DATASET EXCERPT start
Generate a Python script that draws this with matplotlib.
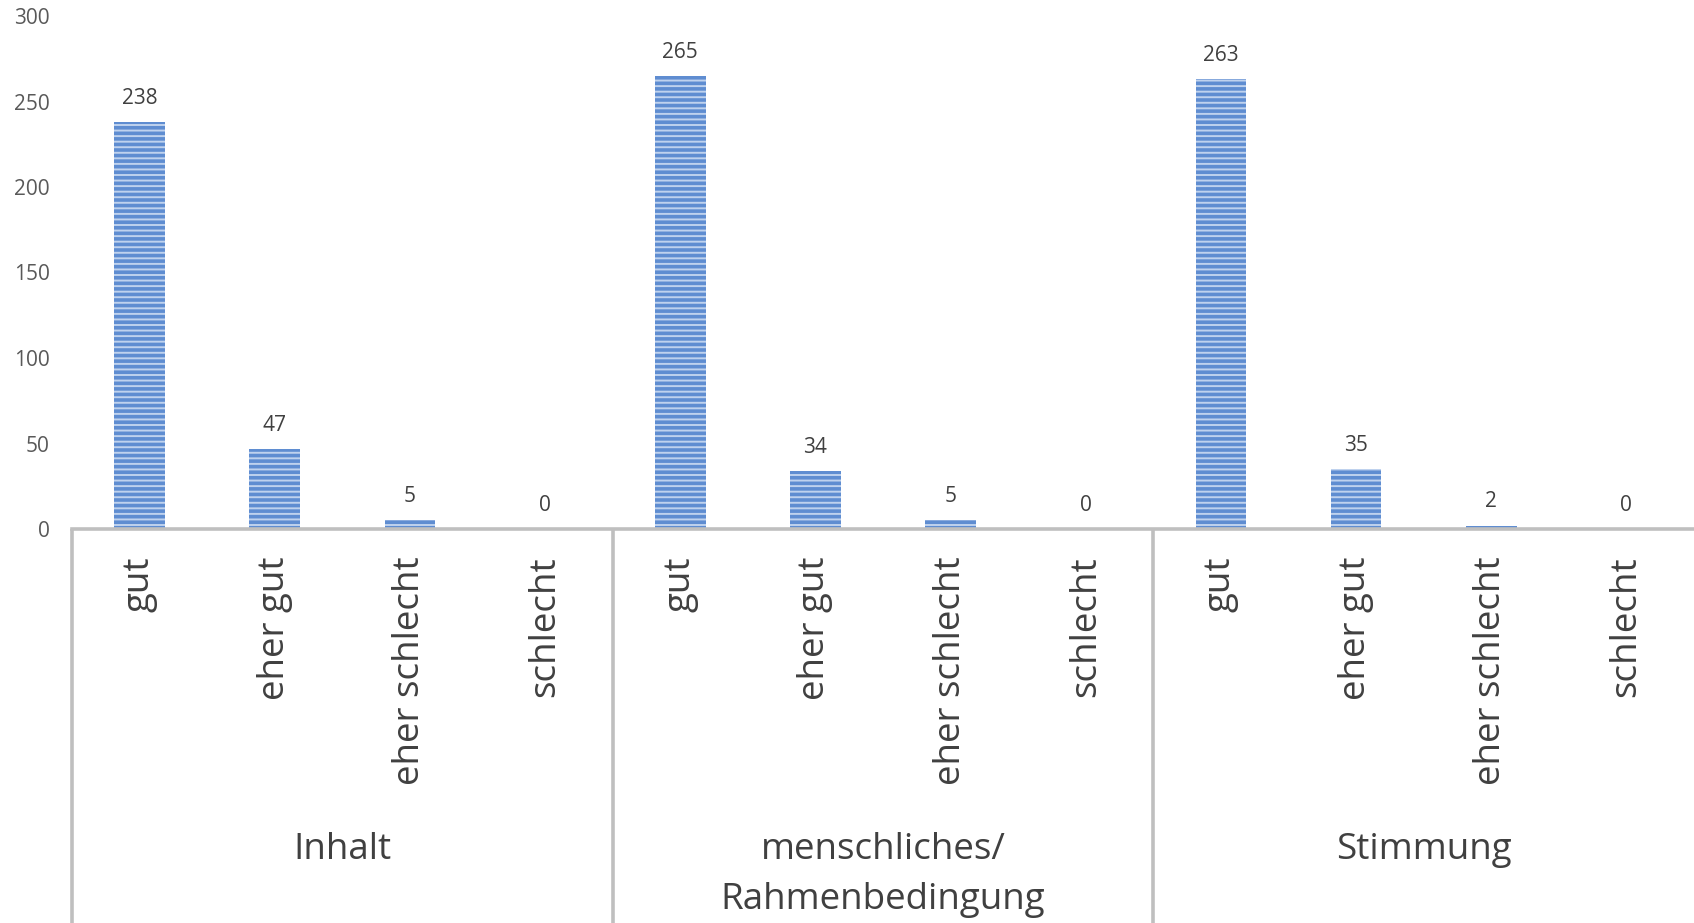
import matplotlib.pyplot as plt
import numpy as np

# Daten
groups = ['Inhalt', 'menschliches/\nRahmenbedingung', 'Stimmung']
answers = ['gut', 'eher gut', 'eher schlecht', 'schlecht']
values_inhalt = [238, 47, 5, 0]
values_mensch = [265, 34, 5, 0]
values_stimmung = [263, 35, 2, 0]

values = values_inhalt + values_mensch + values_stimmung
labels = answers * len(groups)

plt.rcParams['font.family'] = ['Open Sans', 'DejaVu Sans']
plt.rcParams['hatch.linewidth'] = 1.4

W, H = 1694, 923
fig = plt.figure(figsize=(W / 100, H / 100), dpi=100)
ax_left, ax_bottom, ax_top = 72, 529, 16
ax = fig.add_axes([ax_left / W, (H - ax_bottom) / H, 1 - ax_left / W, (ax_bottom - ax_top) / H])

x = np.arange(len(values))
# Streifenmuster: Schraffur nimmt die Kantenfarbe
bars = ax.bar(x, values, width=0.375, facecolor='#5F8DD1', edgecolor='#BFD2EE',
              linewidth=0, hatch='---')

for xi, v in zip(x, values):
    ax.annotate(str(v), (xi, v), xytext=(0, 17), textcoords='offset points',
                ha='center', va='center', fontsize=15, color='#404040')

ax.set_xlim(-0.5, len(values) - 0.5)
ax.set_ylim(0, 300)
ax.set_yticks(range(0, 301, 50))
ax.tick_params(axis='y', length=0, pad=16, labelsize=15, labelcolor='#595959')

ax.set_xticks(x)
ax.set_xticklabels(labels, rotation=90, fontsize=26.5, color='#404040')
ax.tick_params(axis='x', length=0, pad=20)

for s in ['left', 'top', 'right']:
    ax.spines[s].set_visible(False)
ax.spines['bottom'].set_color('#BFBFBF')
ax.spines['bottom'].set_linewidth(2.6)

# Trennlinien der Gruppen
down = -(H - ax_bottom) / (ax_bottom - ax_top)
trans = ax.get_xaxis_transform()
for gx in [-0.5, 3.5, 7.5]:
    ax.plot([gx, gx], [0, down], transform=trans, clip_on=False,
            color='#BFBFBF', linewidth=2.6, solid_capstyle='butt')

# Gruppenbeschriftungen
label_top = (H - 832) / H
for i, g in enumerate(groups):
    gx_disp = ax.transData.transform((i * 4 + 1.5, 0))[0] / W
    fig.text(gx_disp, label_top, g, ha='center', va='top', fontsize=26.5,
             color='#404040', linespacing=1.5)

fig.savefig('out.png', dpi=100)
DATASET EXCERPT end
## DIRECTIVE
Are you able to set down all the lines above exactly, without any pictures?

## OUTPUT OF THE TASK
Generate a Python script that draws this with matplotlib.
import matplotlib.pyplot as plt
import numpy as np

# Daten
groups = ['Inhalt', 'menschliches/\nRahmenbedingung', 'Stimmung']
answers = ['gut', 'eher gut', 'eher schlecht', 'schlecht']
values_inhalt = [238, 47, 5, 0]
values_mensch = [265, 34, 5, 0]
values_stimmung = [263, 35, 2, 0]

values = values_inhalt + values_mensch + values_stimmung
labels = answers * len(groups)

plt.rcParams['font.family'] = ['Open Sans', 'DejaVu Sans']
plt.rcParams['hatch.linewidth'] = 1.4

W, H = 1694, 923
fig = plt.figure(figsize=(W / 100, H / 100), dpi=100)
ax_left, ax_bottom, ax_top = 72, 529, 16
ax = fig.add_axes([ax_left / W, (H - ax_bottom) / H, 1 - ax_left / W, (ax_bottom - ax_top) / H])

x = np.arange(len(values))
# Streifenmuster: Schraffur nimmt die Kantenfarbe
bars = ax.bar(x, values, width=0.375, facecolor='#5F8DD1', edgecolor='#BFD2EE',
              linewidth=0, hatch='---')

for xi, v in zip(x, values):
    ax.annotate(str(v), (xi, v), xytext=(0, 17), textcoords='offset points',
                ha='center', va='center', fontsize=15, color='#404040')

ax.set_xlim(-0.5, len(values) - 0.5)
ax.set_ylim(0, 300)
ax.set_yticks(range(0, 301, 50))
ax.tick_params(axis='y', length=0, pad=16, labelsize=15, labelcolor='#595959')

ax.set_xticks(x)
ax.set_xticklabels(labels, rotation=90, fontsize=26.5, color='#404040')
ax.tick_params(axis='x', length=0, pad=20)

for s in ['left', 'top', 'right']:
    ax.spines[s].set_visible(False)
ax.spines['bottom'].set_color('#BFBFBF')
ax.spines['bottom'].set_linewidth(2.6)

# Trennlinien der Gruppen
down = -(H - ax_bottom) / (ax_bottom - ax_top)
trans = ax.get_xaxis_transform()
for gx in [-0.5, 3.5, 7.5]:
    ax.plot([gx, gx], [0, down], transform=trans, clip_on=False,
            color='#BFBFBF', linewidth=2.6, solid_capstyle='butt')

# Gruppenbeschriftungen
label_top = (H - 832) / H
for i, g in enumerate(groups):
    gx_disp = ax.transData.transform((i * 4 + 1.5, 0))[0] / W
    fig.text(gx_disp, label_top, g, ha='center', va='top', fontsize=26.5,
             color='#404040', linespacing=1.5)

fig.savefig('out.png', dpi=100)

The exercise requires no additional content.